-- begin Excerpted data --

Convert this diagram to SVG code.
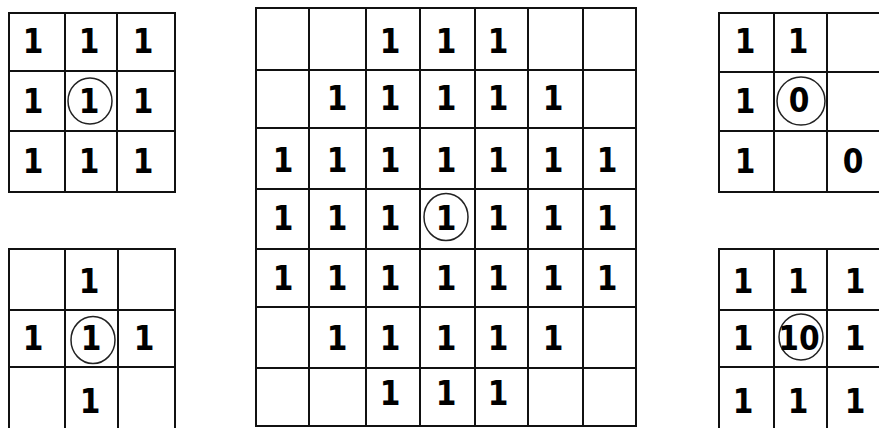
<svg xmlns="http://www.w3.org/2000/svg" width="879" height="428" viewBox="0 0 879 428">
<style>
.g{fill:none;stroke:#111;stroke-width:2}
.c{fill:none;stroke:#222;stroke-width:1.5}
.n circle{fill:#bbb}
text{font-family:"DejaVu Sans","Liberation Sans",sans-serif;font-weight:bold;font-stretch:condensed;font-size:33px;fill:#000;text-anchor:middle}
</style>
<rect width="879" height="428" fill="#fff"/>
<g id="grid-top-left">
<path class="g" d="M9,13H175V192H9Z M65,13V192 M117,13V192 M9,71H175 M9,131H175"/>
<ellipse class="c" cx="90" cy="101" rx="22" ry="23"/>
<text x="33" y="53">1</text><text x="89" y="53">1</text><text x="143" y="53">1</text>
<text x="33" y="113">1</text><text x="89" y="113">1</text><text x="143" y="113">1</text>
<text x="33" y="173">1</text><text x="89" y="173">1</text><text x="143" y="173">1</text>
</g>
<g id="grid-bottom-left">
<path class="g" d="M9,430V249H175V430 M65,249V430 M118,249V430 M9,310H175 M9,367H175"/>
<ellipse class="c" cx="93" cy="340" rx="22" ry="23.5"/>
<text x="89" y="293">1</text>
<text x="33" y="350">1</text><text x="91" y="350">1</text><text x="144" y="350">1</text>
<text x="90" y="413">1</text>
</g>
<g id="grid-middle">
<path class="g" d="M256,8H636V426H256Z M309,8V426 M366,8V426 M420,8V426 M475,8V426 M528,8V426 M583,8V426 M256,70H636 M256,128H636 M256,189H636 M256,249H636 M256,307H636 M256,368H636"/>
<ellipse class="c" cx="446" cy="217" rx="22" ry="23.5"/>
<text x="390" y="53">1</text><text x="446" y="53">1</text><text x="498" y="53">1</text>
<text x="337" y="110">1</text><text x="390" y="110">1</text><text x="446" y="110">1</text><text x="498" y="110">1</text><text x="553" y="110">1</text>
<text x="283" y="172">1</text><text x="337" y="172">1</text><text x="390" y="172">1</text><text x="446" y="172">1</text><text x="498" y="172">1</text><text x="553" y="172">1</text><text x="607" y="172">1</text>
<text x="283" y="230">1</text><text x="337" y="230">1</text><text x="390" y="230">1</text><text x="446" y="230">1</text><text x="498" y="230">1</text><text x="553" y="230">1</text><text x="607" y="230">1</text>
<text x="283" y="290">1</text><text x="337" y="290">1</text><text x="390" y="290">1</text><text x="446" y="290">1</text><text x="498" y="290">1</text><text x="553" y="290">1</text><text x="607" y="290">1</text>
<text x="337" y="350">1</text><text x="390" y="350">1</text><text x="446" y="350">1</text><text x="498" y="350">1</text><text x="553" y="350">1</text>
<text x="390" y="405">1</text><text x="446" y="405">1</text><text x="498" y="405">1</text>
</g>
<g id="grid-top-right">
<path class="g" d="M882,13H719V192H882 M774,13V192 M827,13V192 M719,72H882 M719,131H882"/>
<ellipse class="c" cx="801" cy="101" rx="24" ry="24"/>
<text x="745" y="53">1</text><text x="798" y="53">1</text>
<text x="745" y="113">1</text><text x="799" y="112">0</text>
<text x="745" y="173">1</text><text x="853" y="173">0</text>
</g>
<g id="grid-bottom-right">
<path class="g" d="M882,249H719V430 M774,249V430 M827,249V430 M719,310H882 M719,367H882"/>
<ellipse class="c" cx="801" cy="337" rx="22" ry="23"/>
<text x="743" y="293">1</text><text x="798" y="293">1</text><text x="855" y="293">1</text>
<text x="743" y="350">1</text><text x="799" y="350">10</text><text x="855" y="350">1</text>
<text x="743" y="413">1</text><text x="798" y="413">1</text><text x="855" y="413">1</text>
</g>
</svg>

-- end Excerpted data --
-- begin Excerpted data --

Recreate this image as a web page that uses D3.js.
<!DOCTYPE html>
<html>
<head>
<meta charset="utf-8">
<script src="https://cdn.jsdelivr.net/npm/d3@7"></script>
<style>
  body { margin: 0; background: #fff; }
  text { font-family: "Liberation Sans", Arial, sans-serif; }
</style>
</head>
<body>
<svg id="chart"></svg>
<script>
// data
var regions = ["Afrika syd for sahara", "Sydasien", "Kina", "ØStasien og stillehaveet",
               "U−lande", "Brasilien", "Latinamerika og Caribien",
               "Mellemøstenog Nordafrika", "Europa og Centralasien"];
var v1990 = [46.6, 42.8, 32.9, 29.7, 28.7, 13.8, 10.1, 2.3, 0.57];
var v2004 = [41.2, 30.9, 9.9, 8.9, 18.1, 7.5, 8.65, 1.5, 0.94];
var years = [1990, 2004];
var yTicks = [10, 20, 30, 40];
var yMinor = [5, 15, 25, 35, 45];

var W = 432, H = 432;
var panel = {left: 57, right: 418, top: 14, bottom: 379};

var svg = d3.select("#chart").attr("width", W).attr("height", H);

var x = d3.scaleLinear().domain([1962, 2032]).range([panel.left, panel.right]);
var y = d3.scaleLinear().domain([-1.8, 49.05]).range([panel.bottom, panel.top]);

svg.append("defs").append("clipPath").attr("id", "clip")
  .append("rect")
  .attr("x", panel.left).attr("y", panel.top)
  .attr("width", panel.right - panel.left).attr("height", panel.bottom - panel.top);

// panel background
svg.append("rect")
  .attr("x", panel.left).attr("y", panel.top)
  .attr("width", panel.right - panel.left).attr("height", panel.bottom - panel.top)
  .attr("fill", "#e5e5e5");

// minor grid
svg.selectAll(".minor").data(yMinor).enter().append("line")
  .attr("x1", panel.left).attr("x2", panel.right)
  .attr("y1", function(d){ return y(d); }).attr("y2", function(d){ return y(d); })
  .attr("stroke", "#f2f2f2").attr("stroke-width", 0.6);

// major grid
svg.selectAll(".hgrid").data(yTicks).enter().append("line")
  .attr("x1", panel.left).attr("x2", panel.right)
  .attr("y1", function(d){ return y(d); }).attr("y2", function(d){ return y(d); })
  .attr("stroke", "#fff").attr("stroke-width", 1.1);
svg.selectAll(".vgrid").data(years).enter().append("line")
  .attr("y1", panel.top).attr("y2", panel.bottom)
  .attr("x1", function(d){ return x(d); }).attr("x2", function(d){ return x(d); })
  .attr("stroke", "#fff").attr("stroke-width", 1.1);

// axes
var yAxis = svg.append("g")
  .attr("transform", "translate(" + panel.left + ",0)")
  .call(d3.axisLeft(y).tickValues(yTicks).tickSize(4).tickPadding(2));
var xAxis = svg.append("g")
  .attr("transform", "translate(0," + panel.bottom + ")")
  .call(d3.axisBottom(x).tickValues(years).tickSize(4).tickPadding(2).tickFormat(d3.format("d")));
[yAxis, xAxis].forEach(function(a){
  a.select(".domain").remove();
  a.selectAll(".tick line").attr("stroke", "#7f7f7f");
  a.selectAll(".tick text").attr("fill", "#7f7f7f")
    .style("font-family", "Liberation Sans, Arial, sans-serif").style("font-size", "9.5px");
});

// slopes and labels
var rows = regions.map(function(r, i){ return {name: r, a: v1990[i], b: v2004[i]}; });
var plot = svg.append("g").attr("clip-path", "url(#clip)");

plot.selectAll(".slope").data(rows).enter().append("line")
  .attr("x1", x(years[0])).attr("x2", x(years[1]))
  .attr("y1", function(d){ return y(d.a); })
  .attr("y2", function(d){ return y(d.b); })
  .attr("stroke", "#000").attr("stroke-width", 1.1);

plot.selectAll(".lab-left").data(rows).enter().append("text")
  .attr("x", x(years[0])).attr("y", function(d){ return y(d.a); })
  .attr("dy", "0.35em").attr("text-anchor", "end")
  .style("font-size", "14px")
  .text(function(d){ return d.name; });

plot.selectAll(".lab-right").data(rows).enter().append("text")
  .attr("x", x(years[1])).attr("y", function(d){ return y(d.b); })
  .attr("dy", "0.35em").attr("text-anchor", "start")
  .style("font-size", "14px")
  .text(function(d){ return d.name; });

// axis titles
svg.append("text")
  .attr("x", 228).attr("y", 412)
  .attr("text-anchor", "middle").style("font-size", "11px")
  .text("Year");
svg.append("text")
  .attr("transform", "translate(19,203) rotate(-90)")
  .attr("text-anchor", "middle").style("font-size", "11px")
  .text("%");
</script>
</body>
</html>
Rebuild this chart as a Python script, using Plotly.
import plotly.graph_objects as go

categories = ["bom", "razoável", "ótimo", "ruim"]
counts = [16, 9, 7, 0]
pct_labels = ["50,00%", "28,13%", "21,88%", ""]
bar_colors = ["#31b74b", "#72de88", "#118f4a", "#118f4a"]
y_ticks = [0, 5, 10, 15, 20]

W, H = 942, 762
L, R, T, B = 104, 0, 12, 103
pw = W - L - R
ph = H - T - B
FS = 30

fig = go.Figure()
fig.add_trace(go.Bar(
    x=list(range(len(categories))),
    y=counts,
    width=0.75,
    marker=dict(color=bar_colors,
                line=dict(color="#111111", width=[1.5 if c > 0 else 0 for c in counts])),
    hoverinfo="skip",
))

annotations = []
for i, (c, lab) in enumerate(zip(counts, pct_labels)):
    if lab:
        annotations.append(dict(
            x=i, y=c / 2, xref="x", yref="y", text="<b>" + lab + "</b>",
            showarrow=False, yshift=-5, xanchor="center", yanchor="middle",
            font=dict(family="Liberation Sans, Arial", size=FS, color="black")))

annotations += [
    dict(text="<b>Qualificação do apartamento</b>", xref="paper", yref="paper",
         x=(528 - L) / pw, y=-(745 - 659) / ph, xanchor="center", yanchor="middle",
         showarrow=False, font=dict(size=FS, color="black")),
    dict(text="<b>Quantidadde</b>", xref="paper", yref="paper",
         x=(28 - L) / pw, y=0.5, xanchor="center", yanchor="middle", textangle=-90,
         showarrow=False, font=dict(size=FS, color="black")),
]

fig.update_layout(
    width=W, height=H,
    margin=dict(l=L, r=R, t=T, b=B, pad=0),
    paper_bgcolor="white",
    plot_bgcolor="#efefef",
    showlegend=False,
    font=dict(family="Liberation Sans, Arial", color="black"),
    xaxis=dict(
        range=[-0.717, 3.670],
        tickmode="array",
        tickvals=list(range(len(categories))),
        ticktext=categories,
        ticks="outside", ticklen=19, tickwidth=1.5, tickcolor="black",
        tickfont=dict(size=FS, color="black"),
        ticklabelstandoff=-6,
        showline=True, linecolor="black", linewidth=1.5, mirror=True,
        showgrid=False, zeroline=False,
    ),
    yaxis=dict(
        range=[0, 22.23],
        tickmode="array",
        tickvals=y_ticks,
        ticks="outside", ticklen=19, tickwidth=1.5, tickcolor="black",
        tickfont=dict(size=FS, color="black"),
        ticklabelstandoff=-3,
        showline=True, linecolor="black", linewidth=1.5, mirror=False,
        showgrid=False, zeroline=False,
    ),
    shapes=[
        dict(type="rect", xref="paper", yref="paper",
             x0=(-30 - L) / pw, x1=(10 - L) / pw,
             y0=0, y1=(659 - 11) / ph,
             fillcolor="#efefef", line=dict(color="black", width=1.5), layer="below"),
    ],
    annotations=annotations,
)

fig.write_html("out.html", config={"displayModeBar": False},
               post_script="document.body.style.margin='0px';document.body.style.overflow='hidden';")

-- end Excerpted data --

» **The exercise**
Sift through the entries and copy every line with "chart".

» **Solution to the exercise**
<svg id="chart"></svg>
var svg = d3.select("#chart").attr("width", W).attr("height", H);
Rebuild this chart as a Python script, using Plotly.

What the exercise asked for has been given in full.